The message may look normal because it appears inside an existing email conversation or comes from a lookalike address.
Small businesses should have a simple rule:
Don't change payment instructions based only on an email. Verify the change through a trusted method already on file. That may mean calling a known phone number, using a known vendor portal, or confirming with a known contact through a separate channel. This process should be written down and taught to anyone who handles payments.
What small businesses should be ready to answer
As expectations rise, your small business should be ready to answer basic cybersecurity questions without scrambling. You don’t need a perfect policy binder.
But you should be able to answer questions like these:
Do we use multifactor authentication on important accounts?
Do we train employees on phishing and scams?
Do we have a process for verifying payment changes?
Do we back up important data?
Do we know who has access to sensitive systems?
Do we remove access when employees or vendors leave?
Do we keep software and devices updated?
Do we have someone responsible for cybersecurity decisions?
Do we know what we would do if an account was compromised?
Do we have cyber insurance, or have we discussed whether we need it?
If the honest answer to some of these questions is “not yet,” that’s not a reason to panic. It’s a place to start.
Documentation doesn't have to be complicated
One mistake small businesses make is assuming documentation has to be formal, legalistic, or complicated. It doesn’t. A simple one-page process can be valuable.
For example:
Payment change process
We don’t accept payment changes by email alone.
We verify changes using a known phone number or trusted portal.
A second person reviews new vendors or changed payment instructions.
We save confirmation records.
Suspicious requests are reported to the owner, manager, or designated contact.
That’s not complicated.
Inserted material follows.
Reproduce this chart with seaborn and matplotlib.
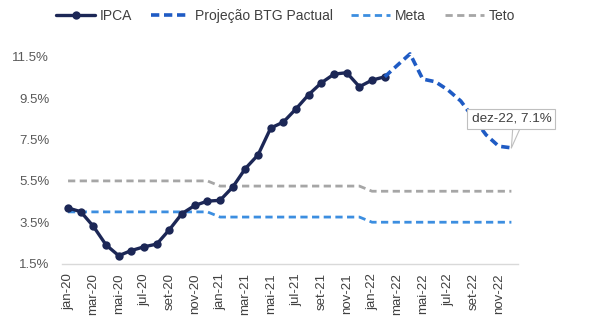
import matplotlib
matplotlib.use("Agg")
import matplotlib.pyplot as plt
import numpy as np
import pandas as pd
import seaborn as sns

# Monthly calendar, jan-20 .. dez-22
meses = ["jan", "fev", "mar", "abr", "mai", "jun",
         "jul", "ago", "set", "out", "nov", "dez"]
categorias = [f"{m}-{a}" for a in ("20", "21", "22") for m in meses]

# IPCA, 12-month accumulated (%), jan-20 .. fev-22
ipca = [4.19, 4.01, 3.30, 2.40, 1.88, 2.13, 2.31, 2.44, 3.14, 3.92, 4.31, 4.52,
        4.56, 5.20, 6.10, 6.76, 8.06, 8.35, 8.99, 9.68, 10.25, 10.67, 10.74, 10.06,
        10.38, 10.54]

# BTG Pactual projection (%), fev-22 .. dez-22
projecao = [10.54, 11.10, 11.65, 10.43, 10.30, 9.90, 9.37, 8.55, 7.73, 7.18, 7.10]

# Inflation target and upper tolerance bound per year (%)
meta_anual = [4.00, 3.75, 3.50]
teto_anual = [5.50, 5.25, 5.00]
meta = [v for v in meta_anual for _ in range(12)]
teto = [v for v in teto_anual for _ in range(12)]

idx = np.arange(len(categorias))
df_ipca = pd.DataFrame({"x": idx[:len(ipca)], "y": ipca})
df_proj = pd.DataFrame({"x": idx[len(ipca) - 1:], "y": projecao})
df_metas = pd.DataFrame({"x": idx, "meta": meta, "teto": teto})

sns.set_theme(style="white")
plt.rcParams["font.family"] = ["Liberation Sans", "DejaVu Sans"]

fig = plt.figure(figsize=(5.9, 3.29), dpi=100)
ax = fig.add_axes([0.1046, 0.199, 0.7729, 0.6278])

c_ipca = "#1c2756"
c_proj = "#1f5bc4"
c_meta = "#3c8ee0"
c_teto = "#a6a6a6"

sns.lineplot(data=df_metas, x="x", y="teto", ax=ax, color=c_teto, lw=2.0,
             linestyle=(0, (2.6, 1.6)), label="Teto")
sns.lineplot(data=df_metas, x="x", y="meta", ax=ax, color=c_meta, lw=2.0,
             linestyle=(0, (2.6, 1.6)), label="Meta")
sns.lineplot(data=df_ipca, x="x", y="y", ax=ax, color=c_ipca, lw=2.4,
             marker="o", markersize=6, markeredgewidth=0, label="IPCA")
sns.lineplot(data=df_proj, x="x", y="y", ax=ax, color=c_proj, lw=2.6,
             linestyle=(0, (2.3, 1.3)), clip_on=False, label="Projeção BTG Pactual")

# Axes styling
ax.set_xlim(-0.5, len(categorias) - 0.5)
ax.set_ylim(1.5, 11.5)
yt = np.arange(1.5, 11.6, 2.0)
ax.set_yticks(yt)
ax.set_yticklabels([f"{v:.1f}%" for v in yt], fontsize=9.5, color="#595959")
xt = idx[::2]
ax.set_xticks(xt)
ax.set_xticklabels([categorias[i] for i in xt], rotation=90, fontsize=9.5,
                   color="#404040")
ax.tick_params(axis="x", length=0, pad=7)
ax.tick_params(axis="y", length=0, pad=9)
ax.set_xlabel("")
ax.set_ylabel("")
for s in ("top", "right", "left"):
    ax.spines[s].set_visible(False)
ax.spines["bottom"].set_color("#d9d9d9")
ax.spines["bottom"].set_linewidth(1.0)
ax.grid(False)

# Callout on the last projected value (two leader lines forming a wedge)
ultimo = len(categorias) - 1
rotulo = f"{categorias[ultimo]}, {projecao[-1]:.1f}%"
for i, rx in enumerate((0.52, 0.63)):
    ax.annotate(rotulo, xy=(ultimo, projecao[-1]), xytext=(0, 21),
                textcoords="offset points", ha="center", va="center",
                fontsize=9.7, color="#404040" if i == 0 else "none",
                bbox=dict(boxstyle="square,pad=0.3",
                          fc="white" if i == 0 else "none",
                          ec="#bfbfbf" if i == 0 else "none", lw=0.8),
                arrowprops=dict(arrowstyle="-", color="#bfbfbf", lw=0.8,
                                shrinkA=0, shrinkB=0, relpos=(rx, 0)),
                zorder=5 if i == 0 else 4)

# Legend in the original series order
h, l = ax.get_legend_handles_labels()
ordem = ["IPCA", "Projeção BTG Pactual", "Meta", "Teto"]
hmap = dict(zip(l, h))
fig.legend([hmap[k] for k in ordem], ordem, loc="center", ncol=4,
           bbox_to_anchor=(0.484, 0.951), frameon=False, fontsize=10,
           handlelength=2.8, columnspacing=1.35, handletextpad=0.35,
           labelcolor="#404040")
ax.get_legend().remove()

fig.savefig("out.png", dpi=100, facecolor="white")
But it is much better than relying on memory.
The same idea can apply to:
Employee onboarding
Employee offboarding
Password management
Software updates
Backups
Incident reporting
Vendor access
Cybersecurity training
Small businesses don’t need paperwork for the sake of paperwork. They need simple instructions that help people make better decisions.
The role of leadership
Cybersecurity expectations can’t fall only on one employee. If leadership treats cybersecurity as optional, employees will too. The owner, manager, office lead, operations lead, or senior team needs to set the tone.
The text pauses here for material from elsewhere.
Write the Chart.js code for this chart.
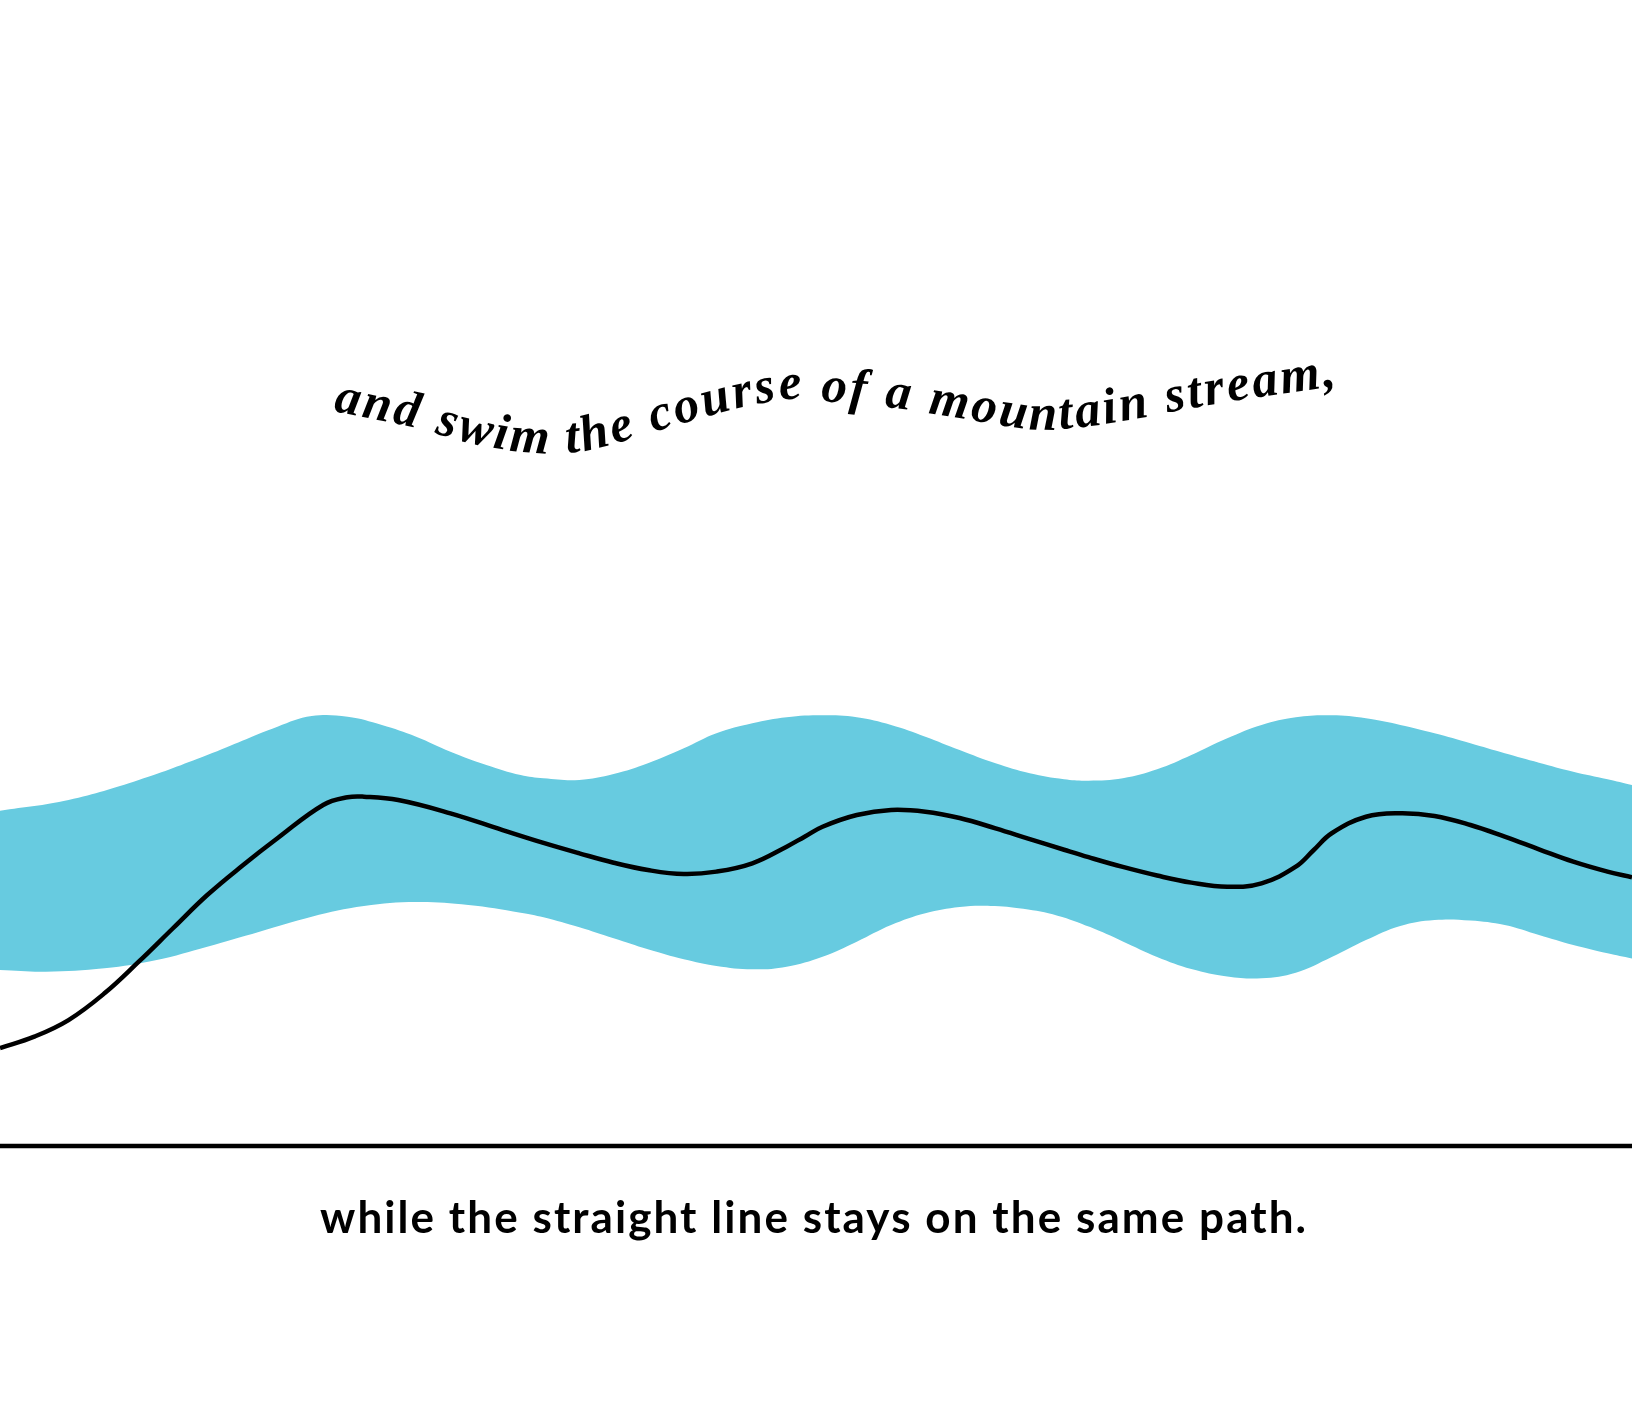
<!DOCTYPE html>
<html>
<head>
<meta charset="utf-8">
<title>mountain stream</title>
<script src="https://cdn.jsdelivr.net/npm/chart.js"></script>
<style>
  html, body { margin: 0; padding: 0; background: #ffffff; }
  #wrap { width: 1632px; height: 1419px; position: relative; }
</style>
</head>
<body>
<div id="wrap"><canvas id="streamChart"></canvas></div>
<script>
// x: distance along the page (0 - 100), y: height above the straight line (0 - 100)

// upper edge of the stream
const streamTopX = [0, 4.2, 8.5, 12.7, 17.0, 19.1, 21.3, 23.4, 25.5, 27.6, 29.8, 31.9, 33.3, 35.5, 37.6, 39.7, 41.9, 43.9, 46.1, 48.2, 50.4, 52.5, 54.6, 56.7, 58.8, 61.0, 63.1, 65.2, 66.7, 68.8, 70.9, 73.0, 75.2, 77.3, 79.4, 81.6, 83.7, 85.8, 87.9, 90.1, 92.2, 94.3, 96.4, 98.5, 100];
const streamTopY = [29.26, 30.20, 31.94, 34.12, 36.59, 37.52, 37.46, 36.74, 35.72, 34.41, 33.25, 32.37, 32.09, 31.94, 32.45, 33.39, 34.70, 36.01, 36.88, 37.41, 37.58, 37.41, 36.74, 35.72, 34.55, 33.39, 32.52, 32.00, 31.88, 32.09, 32.87, 34.12, 35.58, 36.74, 37.41, 37.58, 37.32, 36.74, 36.01, 35.14, 34.27, 33.45, 32.66, 32.00, 31.50];

// lower edge of the stream
const streamBottomX = [0, 2.8, 6.4, 9.6, 12.7, 15.9, 19.1, 22.3, 25.5, 28.7, 31.9, 33.3, 35.5, 37.6, 39.7, 41.9, 43.9, 46.1, 48.2, 50.4, 52.5, 54.6, 56.7, 58.8, 60.7, 62.7, 64.8, 66.8, 68.8, 70.9, 73.0, 75.2, 77.3, 79.4, 81.6, 83.7, 85.8, 87.9, 90.1, 92.2, 94.3, 96.4, 98.5, 100];
const streamBottomY = [15.36, 15.21, 15.51, 16.23, 17.39, 18.70, 20.01, 20.94, 21.29, 21.03, 20.36, 19.96, 19.08, 18.12, 17.16, 16.29, 15.71, 15.42, 15.65, 16.52, 17.83, 19.28, 20.31, 20.86, 20.95, 20.70, 20.10, 19.10, 17.85, 16.50, 15.45, 14.80, 14.63, 15.12, 16.49, 17.97, 19.20, 19.72, 19.68, 19.28, 18.41, 17.54, 16.82, 16.36];

// the line that swims the stream
const swimmerX = [0, 2.1, 4.2, 6.4, 8.5, 10.6, 12.7, 14.9, 17.0, 19.8, 21.3, 22.3, 24.4, 27.6, 30.8, 33.3, 35.5, 37.6, 39.7, 41.9, 43.9, 46.1, 48.2, 49.3, 50.4, 52.5, 54.6, 56.7, 58.8, 61.0, 63.1, 65.2, 66.7, 68.8, 70.9, 73.0, 75.2, 77.3, 79.4, 80.5, 81.6, 83.7, 85.8, 87.9, 90.1, 92.2, 94.3, 96.4, 98.5, 100];
const swimmerY = [8.55, 9.54, 10.99, 13.32, 16.08, 19.00, 21.90, 24.52, 26.85, 29.76, 30.43, 30.48, 30.19, 29.03, 27.57, 26.45, 25.54, 24.72, 24.08, 23.73, 23.94, 24.67, 26.12, 26.99, 27.86, 28.88, 29.32, 29.17, 28.62, 27.72, 26.78, 25.85, 25.20, 24.35, 23.60, 22.98, 22.62, 22.92, 24.37, 25.83, 27.29, 28.73, 29.03, 28.80, 28.01, 26.99, 25.89, 24.81, 23.94, 23.45];

// the straight line
const straightX = [0, 100];
const straightY = [0, 0];

const curvedCaption = 'and swim the course of a mountain stream,';
const bottomCaption = 'while the straight line stays on the same path.';

function toPoints(xs, ys) {
  return xs.map((x, i) => ({ x: x, y: ys[i] }));
}

// baseline of the wavy caption (page pixels)
const captionPath = [
  [333, 411], [411, 427], [479, 445], [536, 453], [583, 451], [630, 439],
  [687, 422], [739, 408], [791, 399], [833, 402], [895, 408], [947, 416],
  [1030, 429], [1082, 427], [1134, 419], [1176, 411], [1239, 400], [1301, 391], [1337, 386]
];

// Catmull-Rom samples of the caption path
function samplePath(pts) {
  const out = [];
  for (let i = 0; i < pts.length - 1; i++) {
    const p0 = pts[Math.max(i - 1, 0)], p1 = pts[i], p2 = pts[i + 1], p3 = pts[Math.min(i + 2, pts.length - 1)];
    for (let k = 0; k < 30; k++) {
      const t = k / 30, t2 = t * t, t3 = t2 * t;
      const x = 0.5 * ((2 * p1[0]) + (-p0[0] + p2[0]) * t + (2 * p0[0] - 5 * p1[0] + 4 * p2[0] - p3[0]) * t2 + (-p0[0] + 3 * p1[0] - 3 * p2[0] + p3[0]) * t3);
      const y = 0.5 * ((2 * p1[1]) + (-p0[1] + p2[1]) * t + (2 * p0[1] - 5 * p1[1] + 4 * p2[1] - p3[1]) * t2 + (-p0[1] + 3 * p1[1] - 3 * p2[1] + p3[1]) * t3);
      out.push([x, y]);
    }
  }
  out.push(pts[pts.length - 1].slice());
  let len = 0;
  out[0].push(0);
  for (let i = 1; i < out.length; i++) {
    len += Math.hypot(out[i][0] - out[i - 1][0], out[i][1] - out[i - 1][1]);
    out[i].push(len);
  }
  return out;
}

function pointAt(samples, s) {
  for (let i = 1; i < samples.length; i++) {
    if (samples[i][2] >= s) {
      const a = samples[i - 1], b = samples[i];
      const f = (s - a[2]) / ((b[2] - a[2]) || 1);
      return { x: a[0] + (b[0] - a[0]) * f, y: a[1] + (b[1] - a[1]) * f, angle: Math.atan2(b[1] - a[1], b[0] - a[0]) };
    }
  }
  const a = samples[samples.length - 2], b = samples[samples.length - 1];
  return { x: b[0], y: b[1], angle: Math.atan2(b[1] - a[1], b[0] - a[0]) };
}

function drawCurvedText(ctx, text, path) {
  const samples = samplePath(path);
  const total = samples[samples.length - 1][2];
  ctx.save();
  ctx.font = 'italic bold 51px "Liberation Serif", "DejaVu Serif", serif';
  ctx.fillStyle = '#000000';
  ctx.textBaseline = 'alphabetic';
  const chars = [...text];
  const widths = chars.map(ch => ctx.measureText(ch).width);
  const used = widths.reduce((a, b) => a + b, 0);
  const gap = (total - used) / (chars.length - 1);
  let s = 0;
  chars.forEach((ch, i) => {
    const p = pointAt(samples, s + widths[i] / 2);
    ctx.save();
    ctx.translate(p.x, p.y);
    ctx.rotate(p.angle);
    ctx.fillText(ch, -widths[i] / 2, 0);
    ctx.restore();
    s += widths[i] + gap;
  });
  ctx.restore();
}

function drawFlatText(ctx, text, left, right, baseline) {
  ctx.save();
  ctx.font = 'bold 44px Lato, "Noto Sans", sans-serif';
  ctx.fillStyle = '#000000';
  ctx.textBaseline = 'alphabetic';
  ctx.textAlign = 'left';
  const w = ctx.measureText(text).width;
  if ('letterSpacing' in ctx) {
    ctx.letterSpacing = ((right - left) - w) / (text.length - 1) + 'px';
  }
  ctx.fillText(text, left, baseline);
  ctx.restore();
}

const captionPlugin = {
  id: 'captions',
  afterDraw(chart) {
    const ctx = chart.ctx;
    drawCurvedText(ctx, curvedCaption, captionPath);
    drawFlatText(ctx, bottomCaption, 320, 1306, chart.chartArea.bottom + 87);
  }
};

const ctx = document.getElementById('streamChart').getContext('2d');
new Chart(ctx, {
  type: 'line',
  data: {
    datasets: [
      {
        label: 'swimmer',
        data: toPoints(swimmerX, swimmerY),
        borderColor: '#000000',
        borderWidth: 4.5,
        fill: false,
        tension: 0.4,
        clip: false
      },
      {
        label: 'straight line',
        data: toPoints(straightX, straightY),
        borderColor: '#000000',
        borderWidth: 4.5,
        fill: false,
        clip: false
      },
      {
        label: 'stream top',
        data: toPoints(streamTopX, streamTopY),
        borderWidth: 0,
        borderColor: 'rgba(0,0,0,0)',
        backgroundColor: '#67cbe0',
        fill: '+1',
        tension: 0.4
      },
      {
        label: 'stream bottom',
        data: toPoints(streamBottomX, streamBottomY),
        borderWidth: 0,
        borderColor: 'rgba(0,0,0,0)',
        fill: false,
        tension: 0.4
      }
    ]
  },
  options: {
    responsive: true,
    maintainAspectRatio: false,
    animation: false,
    layout: { padding: { top: 0, left: 0, right: 0, bottom: 273 } },
    elements: { point: { radius: 0, hoverRadius: 0 } },
    scales: {
      x: { type: 'linear', min: 0, max: 100, display: false },
      y: { min: 0, max: 100, display: false }
    },
    plugins: {
      legend: { display: false },
      tooltip: { enabled: false }
    }
  },
  plugins: [captionPlugin]
});
</script>
</body>
</html>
That doesn’t mean leadership must understand every technical detail. But leadership should be clear about expectations:
Suspicious emails should be reported.
Employees should not be embarrassed for asking questions.
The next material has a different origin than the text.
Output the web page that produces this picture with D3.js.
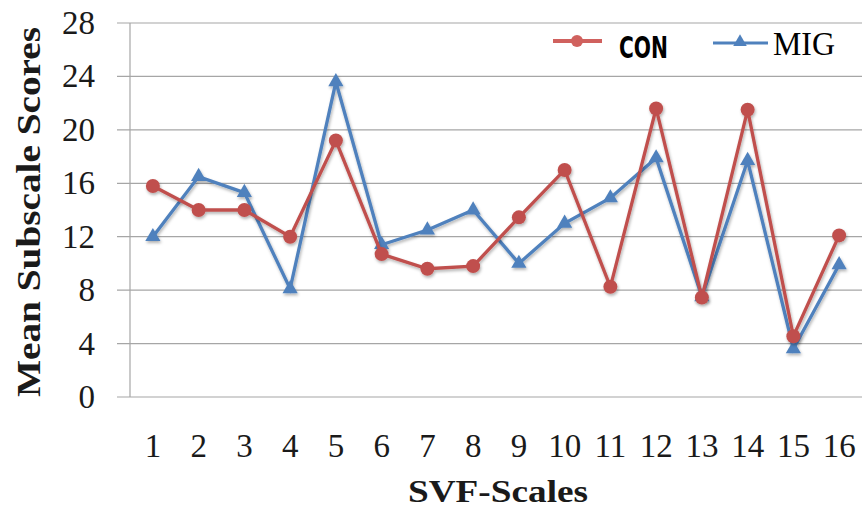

Payment changes should be verified.
Security shortcuts should not be rewarded.
Training should be taken seriously.
Access should be reviewed when roles change.
Basic cyber hygiene should be part of normal operations.
A healthy cybersecurity culture doesn’t mean everyone is afraid. It means people know what to watch for, know when to pause, and know who to ask.
What this means for very small businesses
If your business has only a few people, this may still apply to you. A two-person or five-person business can still receive phishing emails. It can still lose access to an account. It can still be tricked by fake payment instructions. It can still have customer information exposed. It can still be asked cybersecurity questions by a client or insurer.
Smaller businesses may not need the same structure as larger organizations. But they still need basic habits.
For a very small business, a good starting point may be:
Turn on MFA for email, banking, payroll, and accounting.
Use a password manager.
Back up important files.
Write down how payment changes are verified.
Train everyone on common scams.
Review who has access to key accounts.
Keep devices and software updated.
Know who to call if something goes wrong.
What not to do
As expectations rise, small businesses may feel pressure to buy tools quickly. Tools can help. But tools aren’t the whole answer. Be careful about jumping straight to expensive products before understanding your most likely risks.
Also avoid these mistakes:
Assuming cybersecurity is only an IT issue
Assuming a small business is too small to be targeted
Buying cyber insurance without understanding what it requires
Letting too many people share the same account
Treating employee training as a one-time checklist item
Relying on email alone for payment changes
Keeping old employee accounts active
Having backups but never testing them
Waiting for a client questionnaire before getting organized
The better approach is to build from the basics.
A practical first step
If you’re not sure where to begin, start with a simple review.
Ask:
What systems do we depend on?
What information do we need to protect?
Who has access?
What would hurt the business most if it stopped working, was lost, or was exposed?
What scams or mistakes are most likely in our daily work?
What would we do if email, payroll, banking, or customer files were compromised?
What are the first three improvements we can make this month?
This doesn’t need to take weeks. Even a one-hour conversation can uncover important gaps. The goal isn’t to solve everything at once. The goal is to move from “we haven’t really thought about it” to “we know our biggest risks and we’re taking practical steps.”
A note about nonprofits
Nonprofits face many of the same cybersecurity pressures as small businesses, but the expectations often come through a different lens.
For nonprofits, the questions may come from boards, funders, donors, volunteers, community partners, insurers, or service providers.
The details may differ, but the core idea is the same: people are trusting the organization with information, money, access, and reputation. That trust needs to be protected.
Final takeaway
Cybersecurity expectations for small businesses are no longer unusual. Clients may ask about them. Insurers may ask about them. Vendors and partners may ask about them. Banks and payment processors may factor them into their risk decisions. Employees and customers may assume the business has basic protections in place.
That can feel like a lot. But the starting point doesn’t have to be complicated. Use multifactor authentication. Train your team. Protect important accounts. Back up critical data. Keep software updated. Limit access. Verify payment changes. Write down simple processes. Make it easy for employees to report something suspicious.
Small businesses don’t need to look like large corporations. But they do need to be ready for a world where cybersecurity is part of trust. And trust is already part of doing business.